Pause here to consider that bestiality is not considered "deviate" under Texas law.


[Justice] Scalia argues that sodomy laws have been on the books from the beginning of the republic, they just included heterosexual and married couples.

"It's conceded by the state of Texas that married couples can't be regulated in their private sexual decisions," says Smith [attorney for the men]. To which Scalia rejoins, "They may have conceded it, but I haven't."


[Arguing for the law, Rosenthal says] "There is approval of homosexuality. But not of homosexual activity." Scalia wonders how there can be such widespread "approval" if Congress still refuses to add homosexuals to classes of citizens protected by the civil rights laws.

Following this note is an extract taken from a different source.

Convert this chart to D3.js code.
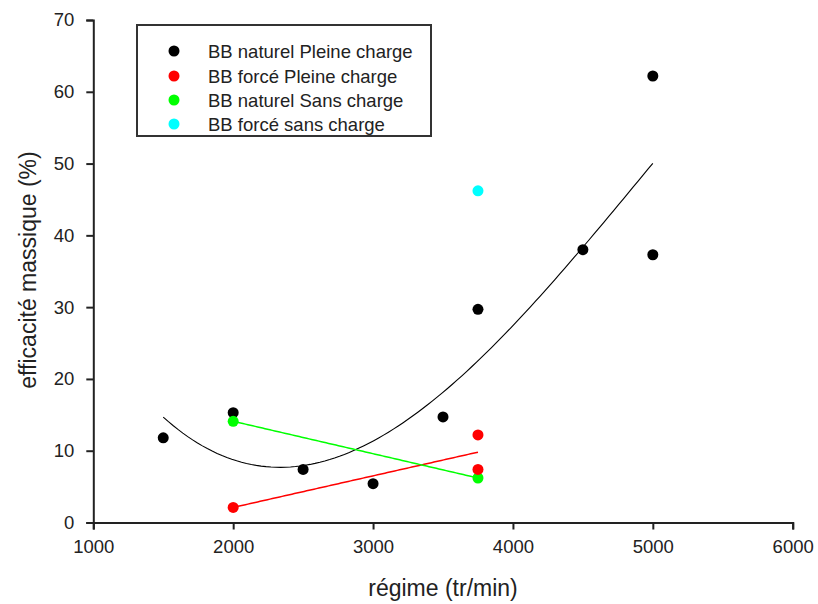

Smith says these laws say "you can't have sexual activity at all" if you are gay and Scalia objects: "They just say you can't have sexual intimacy with a person of the same sex." See? No problem. Homosexuals remain perfectly at liberty to have heterosexual sex in Texas.


Rosenthal says there's a good place to draw the line of privacy and fundamental rights, and that line is "at the bedroom door."

"But the line is at the bedroom door in this case!" yelps Justice Breyer. To which Rosenthal says something suggesting that the two co-plaintiffs (who have been fighting this case together since 1998) may not have been having consensual sex.


Breyer notes that during World War I people also thought it "immoral" to "teach German in schools. … Immoral is a hard line to draw."

"There is a rational basis," insists Rosenthal.

"You're not giving us a rational basis," snaps Breyer.

"The rational basis," says Scalia, "is that the state thinks it's immoral. Like bigamy or adultery."

"Or teaching German," grins Breyer.


Souter wonders why Texas doesn't limit sodomy among heterosexuals. "Because it can lead to marriage and procreation," says Rosenthal. (So you really want your daughters to be good at oral sex, folks, if you want to see them married.) Rosenthal closes by telling the court that Texas is not really homophobic. In fact, they recently passed hate crime legislation making it illegal to commit crimes based on sexual orientation. How sweet. Justice Ruth Bader Ginsburg asks why any homosexual would run for public office in Texas, knowing he'll be charged by his opponents with being a lawbreaker. Rosenthal assures her that he could only be called a lawbreaker if he "commits that act."

So—to sum up—any homosexuals out there who have renounced the actual having-of-sex, and are just gay for the privilege of being stigmatized: Know that you are not only loved in Texas, you may well be its next governor.